Inside Ruto’s mega projects funding crisis as KNBS data exposes widening budget strain
President William Ruto’s flagship development agenda, anchored on mega projects such as affordable housing and universal health coverage, is facing mounting financial pressure, with new data from the Kenya National Bureau of Statistics (KNBS) painting a picture of a government stretched between ambition and fiscal reality.
The Economic Survey 2026 reveals a widening gap between government revenue and expenditure, showing the structural constraints now threatening the pace and sustainability of key programmes.
According to KNBS, the National Government expects to spend Ksh4.27 trillion in the 2025/26 financial year against revenues of Ksh3.38 trillion, leaving a significant financing deficit. This imbalance indicates the growing difficulty of funding large-scale projects without increased borrowing or cuts elsewhere.
At the same time, Kenya’s public debt has surged to Ksh11.4 trillion, with debt servicing consuming an increasingly large share of public resources. Interest payments alone stand at Ksh851 billion, crowding out development spending and limiting fiscal flexibility.
The pressure is already evident in the Affordable Housing Programme (AHP), one of Ruto’s signature pledges. While the construction sector remains a key economic driver, supported largely by government-backed housing initiatives, KNBS data shows fluctuating public investment.

Government expenditure on housing dropped to Ksh79.0 billion in 2025/26, down from a peak of Ksh116.7 billion in 2024/25, reflecting tightening fiscal space.
This comes days after Housing Principal Secretary Charles Hinga disclosed that donor funding for the programme has been cut by Ksh800 million, reducing allocations from Ksh13.3 billion to Ksh12.5 billion in the current supplementary budget.
Currently, we have 1,700 ongoing housing projects. We also have a personnel shortage; some officers are working up to three shifts due to understaffing,” Hinga told Parliament.
He warned that funding constraints are already biting, noting that 80 per cent of the allocated budget has been utilised, with limited room to sustain momentum.
“The department had anticipated the funding inadequacy, although the Department had saved some funds in Treasury Bills, the National Treasury has declined to allow access,” he added.
The implications are significant: delays in project completion, rising costs due to inflation and financing gaps, and potential job losses in a sector that employs over 238,000 people, according to KNBS.

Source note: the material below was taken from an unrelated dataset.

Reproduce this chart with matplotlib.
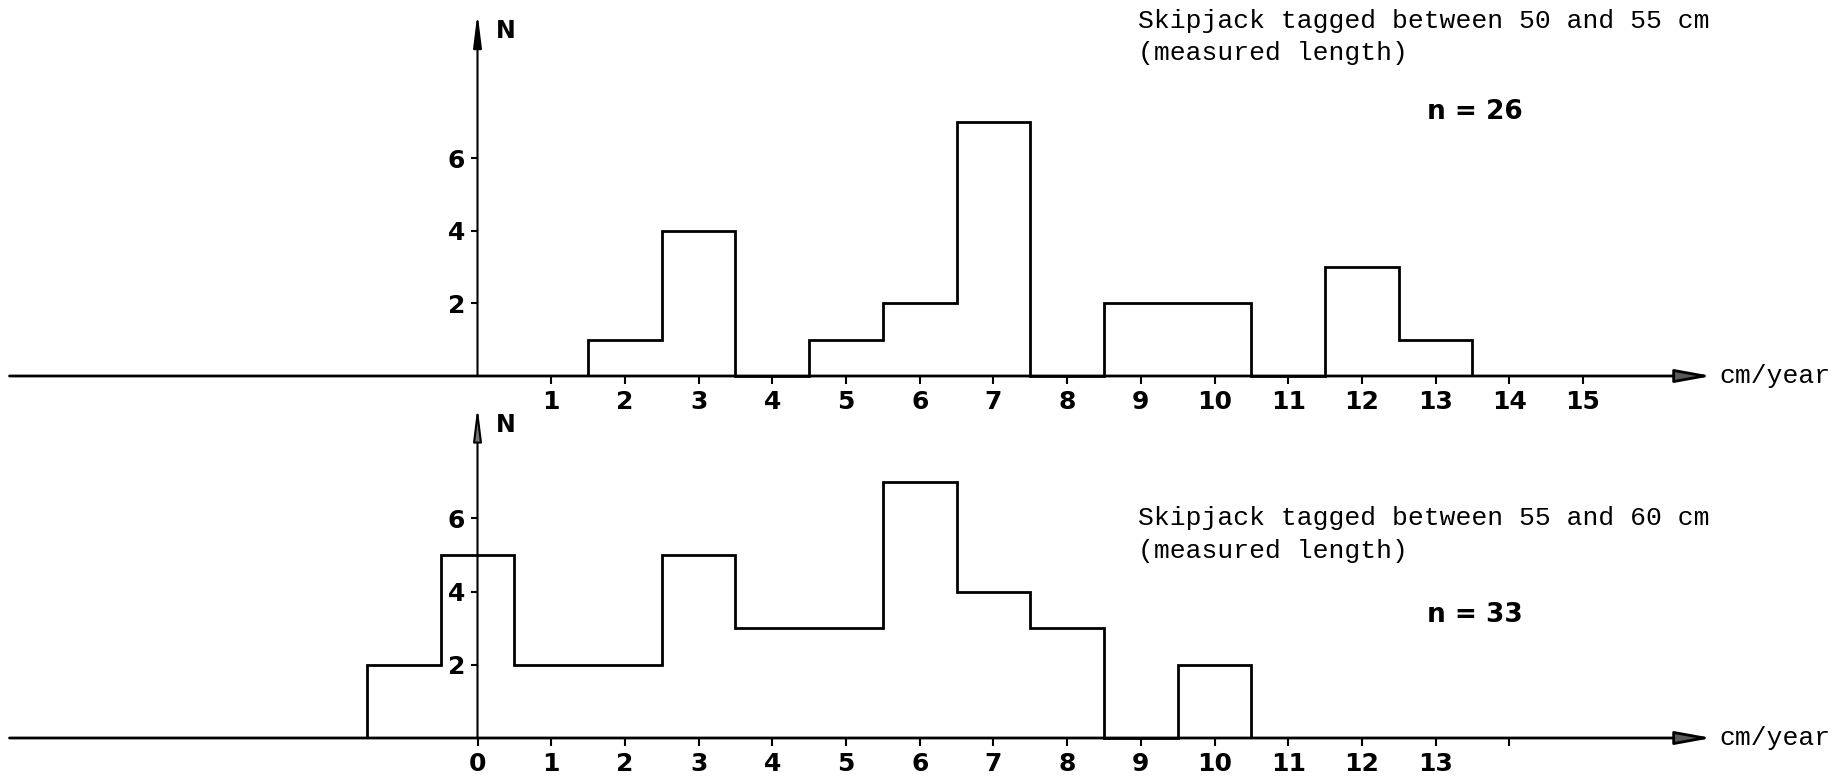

SHA rollout faces fiscal pressure
The Social Health Authority (SHA), central to Kenya’s Universal Health Coverage (UHC) ambitions, is also operating within a constrained fiscal environment.
KNBS reports that government health expenditure is projected at Ksh 151 billion at the national level and Ksh133 billion at the county level in 2025/26. While this reflects continued prioritisation, the broader fiscal squeeze raises questions about long-term sustainability.
Already, SHA has registered over 20.9 million members, signalling rapid scale-up.

However, maintaining service delivery, expanding infrastructure, and clearing pending bills will require consistent funding, something increasingly uncertain amid budgetary pressures.
The funding crisis comes despite Kenya posting moderate economic growth. KNBS data shows GDP expanded by 4.6 per cent in 2025, supported by broad-based sector performance.
But this growth has not translated into sufficient revenue to match rising expenditure demands. Government spending has climbed to 24.3 per cent of GDP, while revenue stands at 19.0 per cent of GDP, leaving a persistent deficit.
In addition, external pressures, including a widening current account deficit of Ksh373.3 billion and high import costs, are compounding fiscal challenges.

The KNBS report suggests that Kenya’s development model, heavily reliant on public spending and debt-financed infrastructure, is hitting structural limits.
With 79 per cent of government revenue coming from taxes and only 1 per cent from grants, the country has limited alternative financing options. Meanwhile, donor support appears to be tightening, as evidenced by cuts to housing programme funding.
For the Ruto administration, this creates a delicate balancing act: pushing ahead with politically critical mega projects while maintaining fiscal discipline and avoiding unsustainable debt accumulation.
The emerging funding crunch raises critical questions about the future of Kenya’s flagship programmes. Without new revenue streams, improved efficiency, or increased private sector participation, delays and scaling back of projects such as affordable housing and SHA may become inevitable.
As the KNBS data makes clear, the challenge is no longer just about launching ambitious projects, but sustaining them in an era of tightening public finances.